- Directive
Keep only the lines that hold the string "matplotlib", filtering out the rest of the entries below.

########################################

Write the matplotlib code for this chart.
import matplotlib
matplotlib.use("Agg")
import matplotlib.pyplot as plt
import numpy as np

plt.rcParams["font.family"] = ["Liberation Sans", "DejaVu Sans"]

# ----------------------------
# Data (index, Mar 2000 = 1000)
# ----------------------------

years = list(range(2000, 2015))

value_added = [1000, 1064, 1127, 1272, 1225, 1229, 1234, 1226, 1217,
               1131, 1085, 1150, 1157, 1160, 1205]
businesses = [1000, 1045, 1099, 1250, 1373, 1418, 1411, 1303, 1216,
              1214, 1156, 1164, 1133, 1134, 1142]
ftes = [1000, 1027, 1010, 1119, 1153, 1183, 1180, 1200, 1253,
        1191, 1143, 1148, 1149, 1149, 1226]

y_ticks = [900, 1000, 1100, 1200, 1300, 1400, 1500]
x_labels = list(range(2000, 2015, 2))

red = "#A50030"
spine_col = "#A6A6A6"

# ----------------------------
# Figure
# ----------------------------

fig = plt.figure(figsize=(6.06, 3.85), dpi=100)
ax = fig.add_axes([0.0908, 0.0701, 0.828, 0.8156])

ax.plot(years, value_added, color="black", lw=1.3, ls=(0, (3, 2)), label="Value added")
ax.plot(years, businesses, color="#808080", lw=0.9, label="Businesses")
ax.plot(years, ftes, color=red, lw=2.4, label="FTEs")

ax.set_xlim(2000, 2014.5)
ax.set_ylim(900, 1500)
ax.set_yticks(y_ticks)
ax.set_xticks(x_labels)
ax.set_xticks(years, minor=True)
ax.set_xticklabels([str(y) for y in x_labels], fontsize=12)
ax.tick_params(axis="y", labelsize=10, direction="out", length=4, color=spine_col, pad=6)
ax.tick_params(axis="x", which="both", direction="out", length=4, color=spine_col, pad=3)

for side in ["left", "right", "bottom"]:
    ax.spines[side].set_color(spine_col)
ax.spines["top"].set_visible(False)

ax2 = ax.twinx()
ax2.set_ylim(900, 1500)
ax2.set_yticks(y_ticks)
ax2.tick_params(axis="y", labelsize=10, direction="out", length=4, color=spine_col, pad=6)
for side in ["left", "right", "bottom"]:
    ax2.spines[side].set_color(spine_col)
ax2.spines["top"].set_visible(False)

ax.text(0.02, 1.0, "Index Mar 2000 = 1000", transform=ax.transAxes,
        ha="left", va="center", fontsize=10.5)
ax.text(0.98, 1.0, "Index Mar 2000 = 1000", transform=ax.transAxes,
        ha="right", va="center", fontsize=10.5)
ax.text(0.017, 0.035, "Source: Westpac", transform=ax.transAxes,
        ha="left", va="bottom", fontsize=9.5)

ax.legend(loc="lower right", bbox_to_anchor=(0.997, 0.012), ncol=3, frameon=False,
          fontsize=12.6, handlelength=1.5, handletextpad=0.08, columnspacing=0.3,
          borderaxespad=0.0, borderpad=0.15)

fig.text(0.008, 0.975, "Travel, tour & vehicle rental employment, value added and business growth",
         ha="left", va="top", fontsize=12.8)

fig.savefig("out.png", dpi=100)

########################################

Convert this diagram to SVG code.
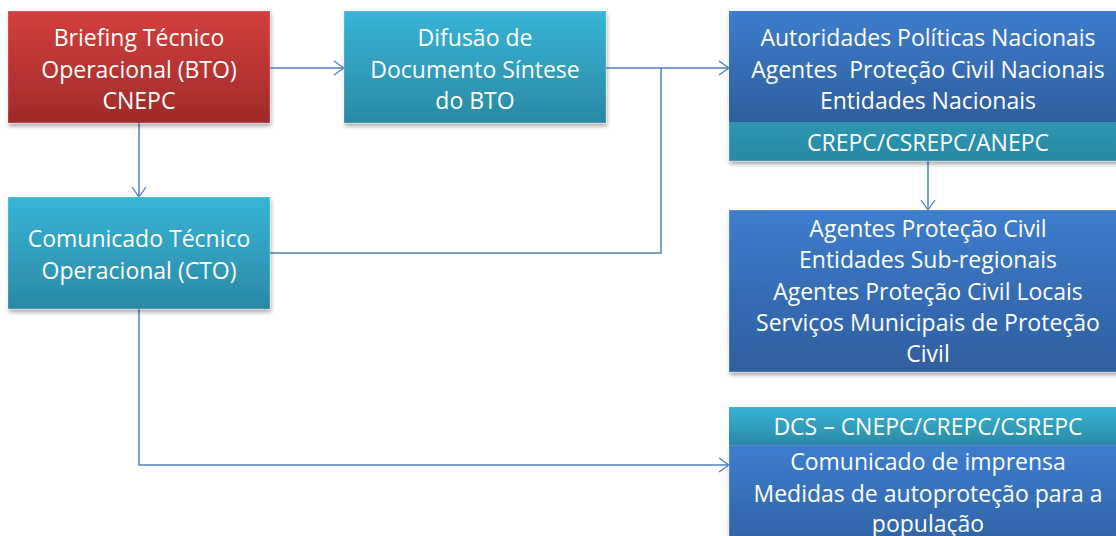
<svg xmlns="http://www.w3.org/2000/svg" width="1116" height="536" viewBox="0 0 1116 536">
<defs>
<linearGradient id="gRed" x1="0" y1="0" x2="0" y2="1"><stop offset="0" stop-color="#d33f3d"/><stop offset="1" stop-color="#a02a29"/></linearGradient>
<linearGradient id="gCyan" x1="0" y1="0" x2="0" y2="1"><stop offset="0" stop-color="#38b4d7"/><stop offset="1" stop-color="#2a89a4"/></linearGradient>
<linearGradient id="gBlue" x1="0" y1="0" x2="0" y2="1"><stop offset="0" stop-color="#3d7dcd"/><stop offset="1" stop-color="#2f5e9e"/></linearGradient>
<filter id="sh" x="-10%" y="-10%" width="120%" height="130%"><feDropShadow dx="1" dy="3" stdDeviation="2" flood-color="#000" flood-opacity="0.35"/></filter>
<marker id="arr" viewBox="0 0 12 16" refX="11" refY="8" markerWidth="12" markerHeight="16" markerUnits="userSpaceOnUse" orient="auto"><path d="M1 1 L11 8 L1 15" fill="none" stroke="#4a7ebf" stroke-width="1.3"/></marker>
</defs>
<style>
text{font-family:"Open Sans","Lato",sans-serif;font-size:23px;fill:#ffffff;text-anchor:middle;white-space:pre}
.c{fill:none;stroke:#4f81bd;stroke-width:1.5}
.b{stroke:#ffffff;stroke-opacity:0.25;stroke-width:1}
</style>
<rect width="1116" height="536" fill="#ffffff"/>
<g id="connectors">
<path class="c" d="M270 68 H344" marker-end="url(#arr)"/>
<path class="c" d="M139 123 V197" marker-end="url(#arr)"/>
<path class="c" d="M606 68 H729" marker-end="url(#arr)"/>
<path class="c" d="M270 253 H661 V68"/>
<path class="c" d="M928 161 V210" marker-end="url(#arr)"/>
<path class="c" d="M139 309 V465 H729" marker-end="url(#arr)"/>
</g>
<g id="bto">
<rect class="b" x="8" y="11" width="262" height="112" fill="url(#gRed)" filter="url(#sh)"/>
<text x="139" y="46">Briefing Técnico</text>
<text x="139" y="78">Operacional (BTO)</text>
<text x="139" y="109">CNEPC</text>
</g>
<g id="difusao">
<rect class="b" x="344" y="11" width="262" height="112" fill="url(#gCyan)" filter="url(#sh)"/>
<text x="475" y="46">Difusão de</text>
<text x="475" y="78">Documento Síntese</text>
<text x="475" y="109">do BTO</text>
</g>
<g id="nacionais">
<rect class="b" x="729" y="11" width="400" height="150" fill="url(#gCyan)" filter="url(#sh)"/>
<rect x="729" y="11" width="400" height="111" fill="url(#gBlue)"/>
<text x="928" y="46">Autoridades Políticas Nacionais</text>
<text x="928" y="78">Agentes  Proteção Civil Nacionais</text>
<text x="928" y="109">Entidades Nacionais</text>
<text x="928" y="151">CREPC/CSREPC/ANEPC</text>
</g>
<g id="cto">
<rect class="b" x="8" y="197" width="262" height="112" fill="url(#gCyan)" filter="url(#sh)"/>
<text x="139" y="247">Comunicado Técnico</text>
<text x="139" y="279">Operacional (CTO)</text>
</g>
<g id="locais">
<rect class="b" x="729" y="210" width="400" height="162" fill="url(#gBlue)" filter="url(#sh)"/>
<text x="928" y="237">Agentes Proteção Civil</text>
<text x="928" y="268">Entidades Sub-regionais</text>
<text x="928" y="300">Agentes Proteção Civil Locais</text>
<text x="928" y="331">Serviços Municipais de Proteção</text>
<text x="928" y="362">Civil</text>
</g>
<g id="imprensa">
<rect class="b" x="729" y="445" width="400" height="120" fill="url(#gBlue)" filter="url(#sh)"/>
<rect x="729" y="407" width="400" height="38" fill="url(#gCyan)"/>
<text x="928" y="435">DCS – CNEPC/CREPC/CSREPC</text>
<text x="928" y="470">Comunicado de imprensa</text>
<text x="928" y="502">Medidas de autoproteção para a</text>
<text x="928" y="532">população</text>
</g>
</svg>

########################################

- The completed task
Write the matplotlib code for this chart.
import matplotlib
matplotlib.use("Agg")
import matplotlib.pyplot as plt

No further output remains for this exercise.